Given that this grant is collaborative, the natural scientists are looking to the social scientists for direction on where they should be investing their research energies. For example, some of the natural scientists are experts on building greenhouses, but they do not want to go ahead with what they think might improve the local Gainesville, Florida food system without first understanding what the diverse shareholders within this local community desire. So, my social science colleagues and I are charged with working closely with local churches, non-profits, elected officials, school representatives and historically marginalized groups to collaboratively develop a food system reflecting social justice and ecological sustainability.
I see my role as a bridge builder and an advocate scholar. I have the privilege and moreover the desire to move between both academic and social movement circles. Public intellectuals have a distinct responsibility to not only challenge their colleagues who may be perpetuating an unjust and unsustainable food system, but to work on providing distinct alternatives. Ideally, these alternatives should be developed with those most marginalized by capitalism and institutional racism. At the same time though, those with specialized forms of knowledge should share their ideas in mutually respectful environments. A praxis supporting the goals of food justice should provide the foundation upon which those committed to new social, economic, and political values are developed. Through collective reflection and collective action committed to achieving equal access to healthy, affordable and culturally appropriate food which is also justly and sustainably grown we will build a foundation upon which we nourish our bodies and our spirits. Food sustains all life. Therefore, a new vision is imperative if we are to heal the wounds inflicted by those in the scientific-agrifood complex driven by profit and prestige over social welfare and human and ecological health.

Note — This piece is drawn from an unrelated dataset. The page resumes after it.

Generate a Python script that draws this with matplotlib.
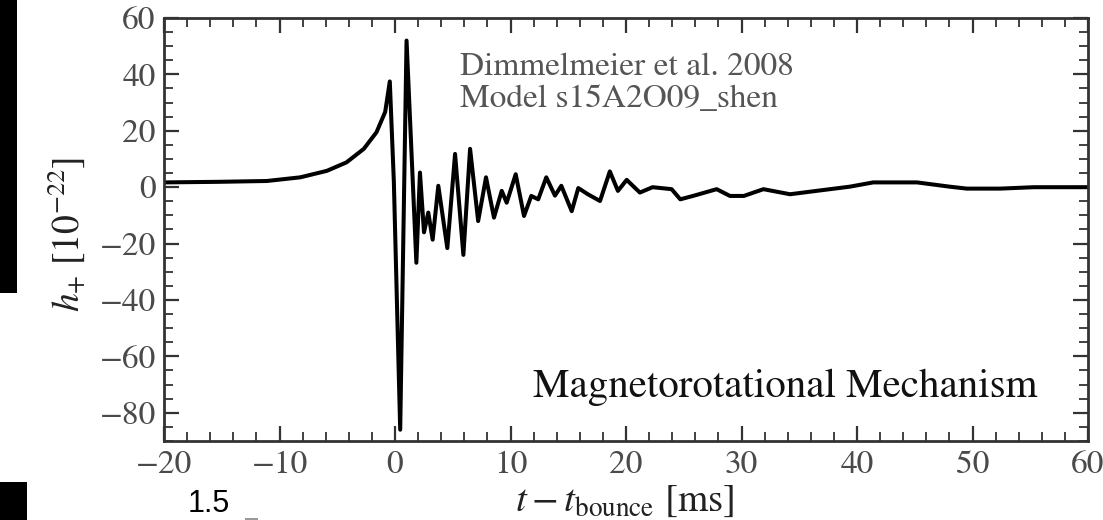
import matplotlib
matplotlib.use("Agg")
import matplotlib.pyplot as plt
from matplotlib.patches import Rectangle
from matplotlib.ticker import MultipleLocator

# ---- data (t - t_bounce in ms, h+ in 1e-22) ----
t_ms = [-20.0, -15.4, -11.1, -8.2, -5.9, -4.2, -2.7, -1.6, -0.85, -0.45,
        -0.1, 0.45, 1.0, 1.85, 2.16, 2.51, 2.88, 3.26, 3.75, 4.53,
        5.2, 5.92, 6.5, 7.2, 7.88, 8.57, 9.24, 9.67, 10.45, 11.17,
        11.8, 12.4, 13.1, 13.85, 14.4, 15.3, 15.87, 16.7, 17.75, 18.6,
        19.3, 20.06, 21.2, 22.3, 23.95, 24.7, 25.8, 27.85, 29.0, 30.2,
        31.9, 34.2, 36.5, 39.4, 41.4, 45.2, 48.0, 49.5, 52.4, 55.3, 60.0]
h_plus = [1.7, 1.9, 2.2, 3.5, 5.8, 8.8, 13.6, 19.5, 26.7, 37.5,
          2.0, -86.0, 52.0, -26.8, 5.2, -16.0, -9.0, -18.6, 0.5, -21.6,
          11.8, -24.0, 13.6, -12.0, 3.5, -10.8, -1.3, -5.5, 4.6, -10.2,
          -3.1, -4.3, 3.5, -3.0, 0.5, -8.5, -0.3, -2.5, -4.9, 5.6,
          -1.3, 2.6, -1.9, 0.0, -0.7, -4.3, -3.1, -0.7, -3.1, -3.1,
          -0.7, -2.5, -1.3, 0.2, 1.7, 1.7, 0.2, -0.5, -0.5, 0.0, 0.0]

x_ticks = [-20, -10, 0, 10, 20, 30, 40, 50, 60]
y_ticks = [-80, -60, -40, -20, 0, 20, 40, 60]

ref_line1 = "Dimmelmeier et al. 2008"
ref_line2 = "Model s15A2O09_shen"
mechanism = "Magnetorotational Mechanism"
x_label = r"$t - t_{\mathrm{bounce}}$ [ms]"
y_label = r"$h_{+}\ [10^{-22}]$"

plt.rcParams["font.family"] = ["STIXGeneral", "DejaVu Serif"]
plt.rcParams["mathtext.fontset"] = "stix"

W, H = 1103, 520
fig = plt.figure(figsize=(W / 100, H / 100), dpi=100)
fig.patch.set_facecolor("white")

def fx(px):
    return px / W

def fy(py):
    return 1 - py / H

ax = fig.add_axes([fx(164), fy(441), fx(1088) - fx(164), fy(18) - fy(441)])
ax.plot(t_ms, h_plus, color="black", lw=2.9, solid_joinstyle="round",
        solid_capstyle="round")
ax.set_xlim(-20, 60)
ax.set_ylim(-90, 60)
ax.set_xticks(x_ticks)
ax.set_yticks(y_ticks)
ax.xaxis.set_minor_locator(MultipleLocator(2))
ax.yaxis.set_minor_locator(MultipleLocator(5))
ax.set_xticklabels([str(v).replace("-", "\u2212") for v in x_ticks])
ax.set_yticklabels([str(v).replace("-", "\u2212") for v in y_ticks])
ax.tick_params(which="both", direction="in", top=True, right=True,
               color="#333333", labelcolor="#4a4a4a", labelsize=24)
ax.tick_params(which="major", length=11, width=1.6)
ax.tick_params(which="minor", length=6.5, width=1.3)
ax.tick_params(axis="x", which="major", pad=7)
ax.tick_params(axis="y", which="major", pad=6)
for s in ax.spines.values():
    s.set_linewidth(2.0)
    s.set_color("#333333")

ax.text(fx(460), fy(75), ref_line1, transform=fig.transFigure,
        fontsize=24, color="#555555", ha="left", va="baseline")
ax.text(fx(460), fy(107), ref_line2, transform=fig.transFigure,
        fontsize=24, color="#555555", ha="left", va="baseline")
ax.text(fx(533), fy(397), mechanism, transform=fig.transFigure,
        fontsize=29.5, color="#111111", ha="left", va="baseline")

fig.text(fx(625), fy(511), x_label, fontsize=28, color="#222222",
         ha="center", va="baseline")
fig.text(fx(66), fy(234), y_label, fontsize=27, color="#222222",
         ha="center", va="center", rotation=90)

# fragments of neighbouring panels visible in the reference crop
fig.add_artist(Rectangle((0, fy(293)), fx(17), 1 - fy(293),
                         transform=fig.transFigure, color="black", lw=0))
fig.add_artist(Rectangle((0, 0), fx(27), fy(482),
                         transform=fig.transFigure, color="black", lw=0))
fig.text(fx(188), fy(519), "1.5", family="Liberation Sans", fontsize=22,
         color="black", ha="left", va="bottom")
fig.add_artist(Rectangle((fx(245), 0), fx(13), 2.5 / H,
                         transform=fig.transFigure, color="#999999", lw=0))

fig.savefig("out.png", dpi=100)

1 See Universities in the Age of Corporate Science: The UC Berkeley-Novartis Controversy (2007) for a thorough history and analysis on land grant universities, science and corporate power.
2 Large-scale corporate and non-family farms control 75% of agricultural production in the United States (Rosegrant 1998; Banker et al. 2007).
3 See C. Wright Mills’ The Sociological Imagination, Jürgen Habermas’ Theory of Communicative Action, and Pierre Bourdieu’s “The Corporatism of the Universal.”